§ **EXERCISE**
Extract each line holding the word "with" from the entries.

** START PROVIDED INFORMATION **

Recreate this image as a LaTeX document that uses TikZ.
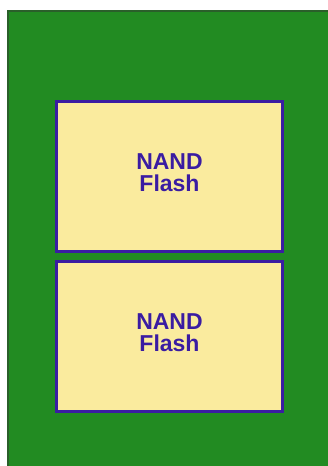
\documentclass[tikz,border=0pt]{standalone}
\usepackage{fontspec}
\setmainfont{Liberation Sans}
\definecolor{boardgreen}{HTML}{228B22}
\definecolor{boardedge}{HTML}{2A5F2A}
\definecolor{chipfill}{HTML}{FAEB9E}
\definecolor{chipline}{HTML}{3A1CA2}
\tikzset{
  chip/.style={draw=chipline, line width=3pt, fill=chipfill, minimum width=226pt, minimum height=150pt, inner sep=0pt},
  chiptext/.style={inner sep=0pt, font=\bfseries\fontsize{23}{22}\selectfont, text=chipline, align=center}
}
\begin{document}
\begin{tikzpicture}[x=1pt,y=-1pt]
\useasboundingbox (0,0) rectangle (327,466);
\fill[boardgreen] (7,10) rectangle (330,470);
\draw[boardedge, line width=1.5pt] (7.75,470) -- (7.75,10.75) -- (330,10.75);
\node[chip] (nand1) at (169.5,176.5) {};
\node[chip] (nand2) at (169.5,336.25) {};
\node[chiptext] (t1) at ([yshift=3.5pt]nand1.center) {NAND\\Flash};
\node[chiptext] (t2) at ([yshift=3.5pt]nand2.center) {NAND\\Flash};
\end{tikzpicture}
\end{document}
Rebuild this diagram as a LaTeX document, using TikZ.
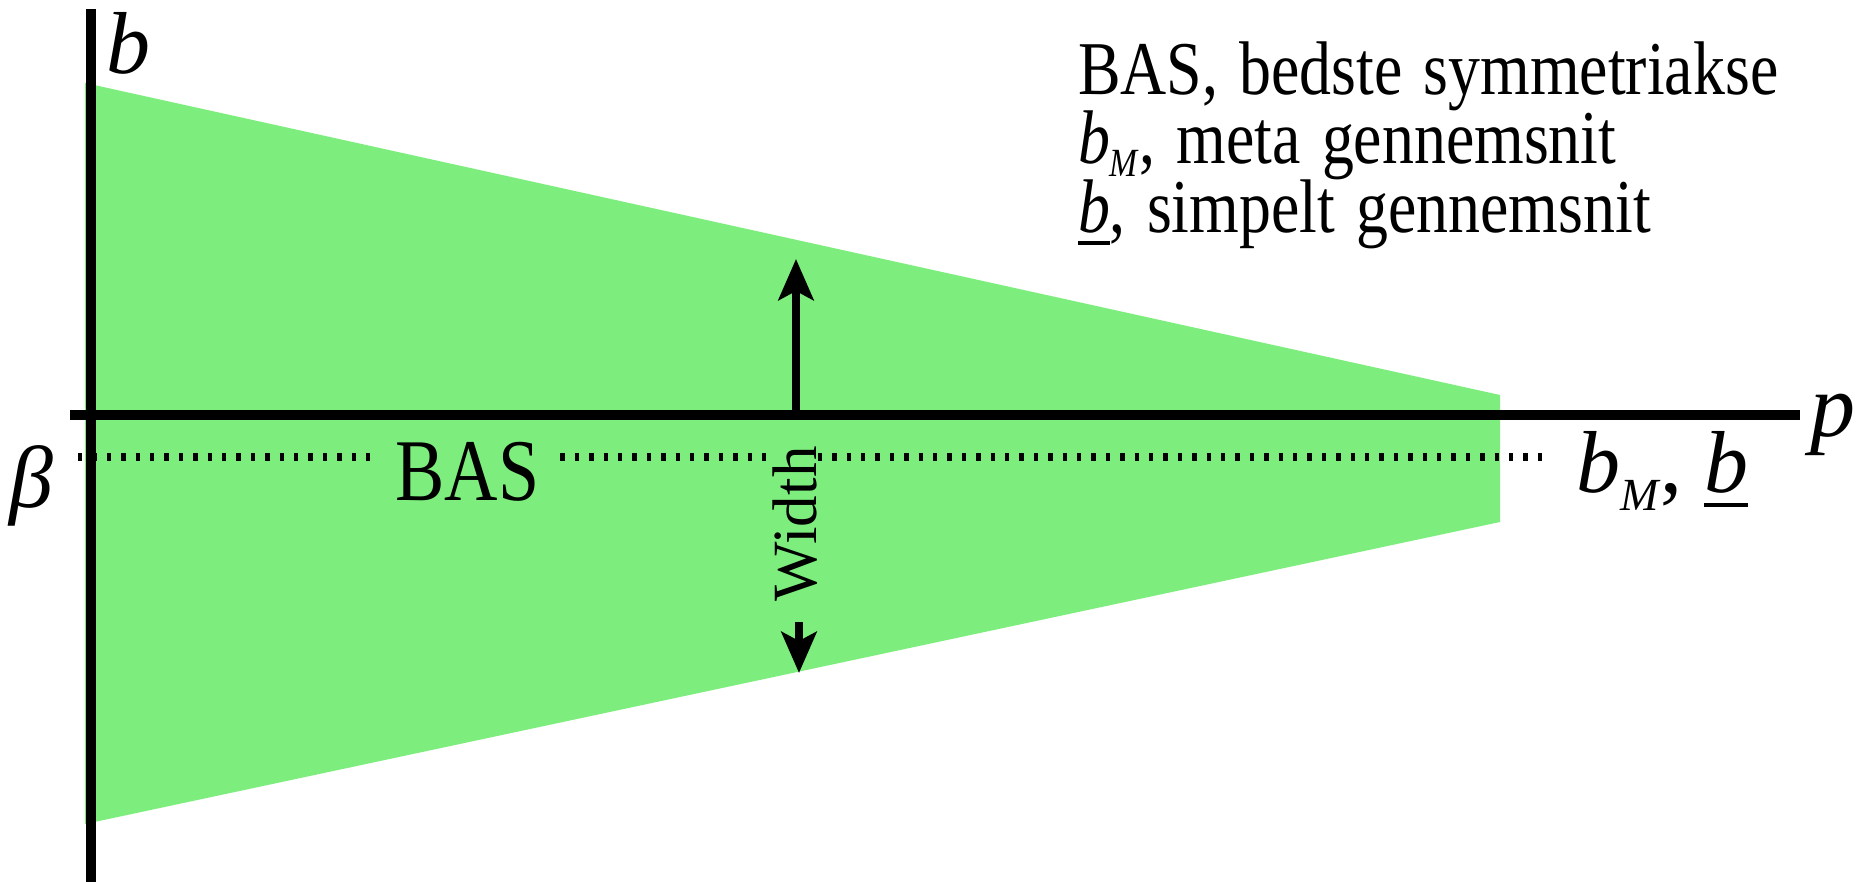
\documentclass[tikz,border=0pt]{standalone}
\usepackage{fontspec}
\setmainfont{Liberation Serif}
\usetikzlibrary{arrows.meta}
\definecolor{fillgreen}{RGB}{125,238,125}
\newcommand{\hsq}[2][0.8]{\scalebox{#1}[1]{#2}}
\newcommand{\fsz}[1]{\fontsize{#1}{#1}\selectfont}
% thick underline: #1 text, #2 depth of lower edge, #3 thickness
\newcommand{\ulx}[3]{\setbox0\hbox{#1}\rlap{\rule[-#2]{\wd0}{#3}}\box0}
\begin{document}
\begin{tikzpicture}[x=1pt,y=-1pt,
  axisline/.style={line width=10pt,line cap=butt},
  dotline/.style={line width=8pt,dash pattern=on 4.3pt off 10.1pt},
  arrowline/.style={line width=8pt,-{Stealth[length=41pt,width=35pt,inset=9pt]}},
  lbl/.style={inner sep=0pt,outer sep=0pt}]
\useasboundingbox (0,0) rectangle (1866,882);
% green region
\fill[fillgreen] (85,83) -- (1500,395) -- (1500,522) -- (85,824) -- cycle;
% labels on the dotted line
\node[lbl,inner xsep=21pt,anchor=base] (BAS) at (467.5,500) {\fsz{88}\hsq[0.84]{BAS}};
\node[lbl,inner xsep=16pt,rotate=90] (W) at (795.5,524) {\fsz{63}Width};
\coordinate (dl) at (78,457);
\coordinate (dr) at (1552,457);
\draw[dotline] (dl) -- (dl -| BAS.west);
\draw[dotline] (dl -| BAS.east) -- (dl -| W.north);
\draw[dotline] (dl -| W.south) -- (dr);
% axes
\coordinate (xs) at (70,415);
\coordinate (xe) at (1800,415);
\coordinate (ys) at (91,9);
\coordinate (ye) at (91,882);
\draw[axisline] (xs) -- (xe);
\draw[axisline] (ys) -- (ye);
% arrows
\coordinate (upbase) at (796,410);
\coordinate (uptip) at (796,259);
\coordinate (dnbase) at (799,622);
\coordinate (dntip) at (799,673);
\draw[arrowline] (upbase) -- (uptip);
\draw[arrowline] (dnbase) -- (dntip);
% axis labels
\node[lbl] (lb) at (128,43) {\fsz{88}\textit{b}};
\node[lbl] (lp) at (1833,425) {\fsz{90}\textit{p}};
\node[lbl] (lbeta) at (31,486) {\fsz{88}\textit{β}};
\node[lbl,anchor=base west] (lbm) at (1576,492) {\fsz{88}\textit{b}\raisebox{-18pt}{\fsz{46}\textit{M}}, \ulx{\textit{b}}{15pt}{4pt}};
% legend
\node[lbl,anchor=base west,text width=800pt,align=left,
  font={\fontsize{76}{69}\selectfont\lineskiplimit=-200pt}] (leg) at (1078,95)
  {\hsq[0.84]{BAS, bedste symmetriakse}\\
   \hsq[0.84]{\textit{b}\raisebox{-13pt}{\fsz{40}\textit{M}}, meta gennemsnit}\\
   \hsq[0.84]{\ulx{\textit{b}}{12pt}{4pt}, simpelt gennemsnit}};
\end{tikzpicture}
\end{document}
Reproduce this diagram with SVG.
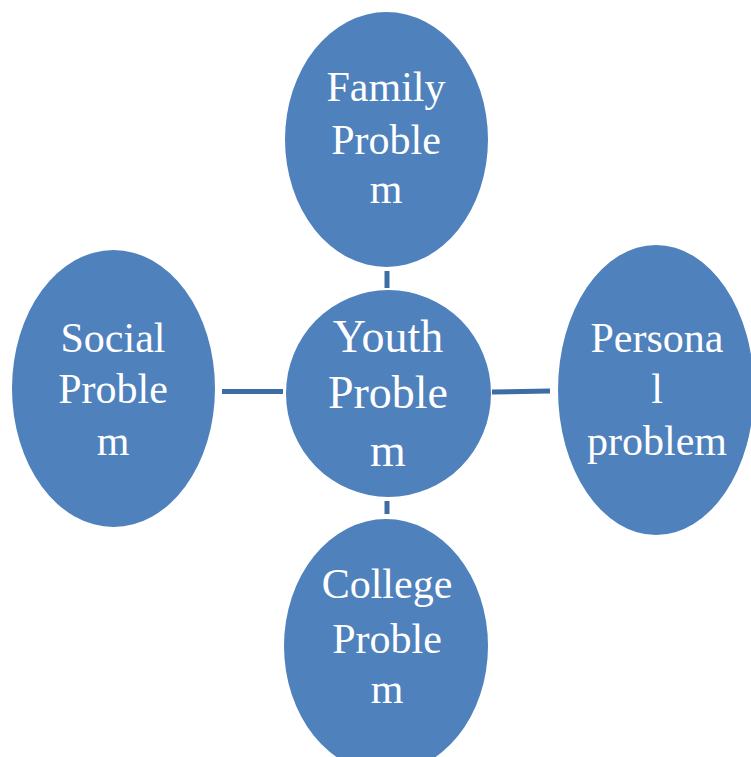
<svg xmlns="http://www.w3.org/2000/svg" width="751" height="757" viewBox="0 0 751 757">
<style>
.node{fill:#4F81BD;}
.lbl{font-family:"Liberation Serif","Times New Roman",serif;fill:#FFFFFF;text-anchor:middle;font-size:42px;}
.big{font-size:46px;}
.conn{stroke:#3E6CA5;stroke-width:5;fill:none;}
</style>
<rect width="751" height="757" fill="#FFFFFF"/>
<g id="connectors">
<line class="conn" x1="387" y1="271" x2="387" y2="288"/>
<line class="conn" x1="222" y1="391.5" x2="283" y2="391.5"/>
<line class="conn" x1="492" y1="392" x2="550" y2="391"/>
<line class="conn" x1="387" y1="501" x2="387" y2="514"/>
</g>
<g id="family">
<ellipse class="node" cx="386.5" cy="139.5" rx="101.5" ry="127.5"/>
<text class="lbl" x="386" y="101">Family</text>
<text class="lbl" x="386" y="154">Proble</text>
<text class="lbl" x="386" y="203">m</text>
</g>
<g id="youth">
<ellipse class="node" cx="388.5" cy="393.5" rx="102.5" ry="103.5"/>
<text class="lbl big" x="388" y="352">Youth</text>
<text class="lbl big" x="388" y="408">Proble</text>
<text class="lbl big" x="388" y="466">m</text>
</g>
<g id="social">
<ellipse class="node" cx="113.5" cy="388.5" rx="101.5" ry="138.5"/>
<text class="lbl" x="113" y="352">Social</text>
<text class="lbl" x="113" y="403">Proble</text>
<text class="lbl" x="113" y="455">m</text>
</g>
<g id="personal">
<ellipse class="node" cx="656" cy="390" rx="98" ry="145"/>
<text class="lbl" x="657" y="352">Persona</text>
<text class="lbl" x="657" y="403">l</text>
<text class="lbl" x="657" y="455">problem</text>
</g>
<g id="college">
<ellipse class="node" cx="386" cy="646" rx="102" ry="127"/>
<text class="lbl" x="387" y="598">College</text>
<text class="lbl" x="387" y="653">Proble</text>
<text class="lbl" x="387" y="703">m</text>
</g>
</svg>
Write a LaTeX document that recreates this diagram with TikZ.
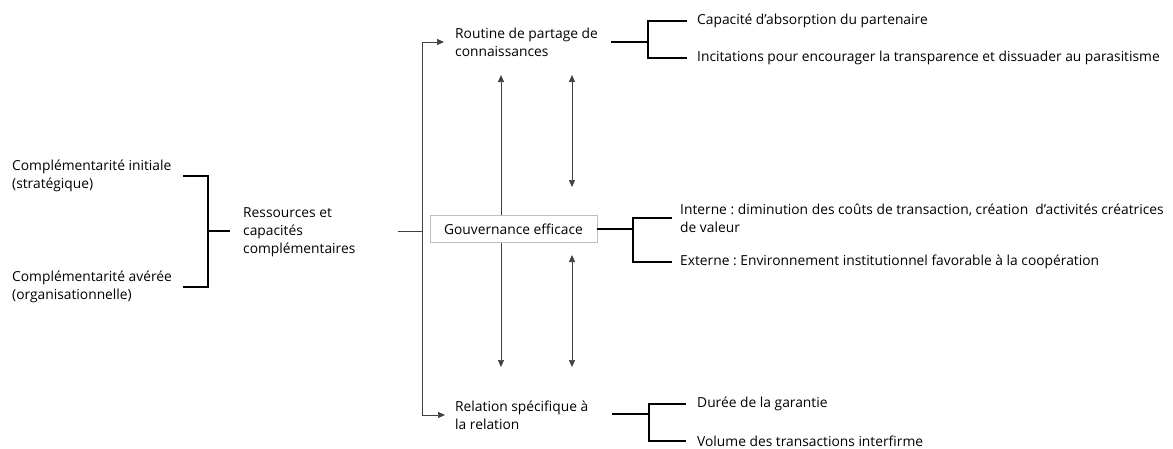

** END PROVIDED INFORMATION **

§ **REPLY TO THE TASK**
Reproduce this diagram with SVG.
Write a LaTeX document that recreates this diagram with TikZ.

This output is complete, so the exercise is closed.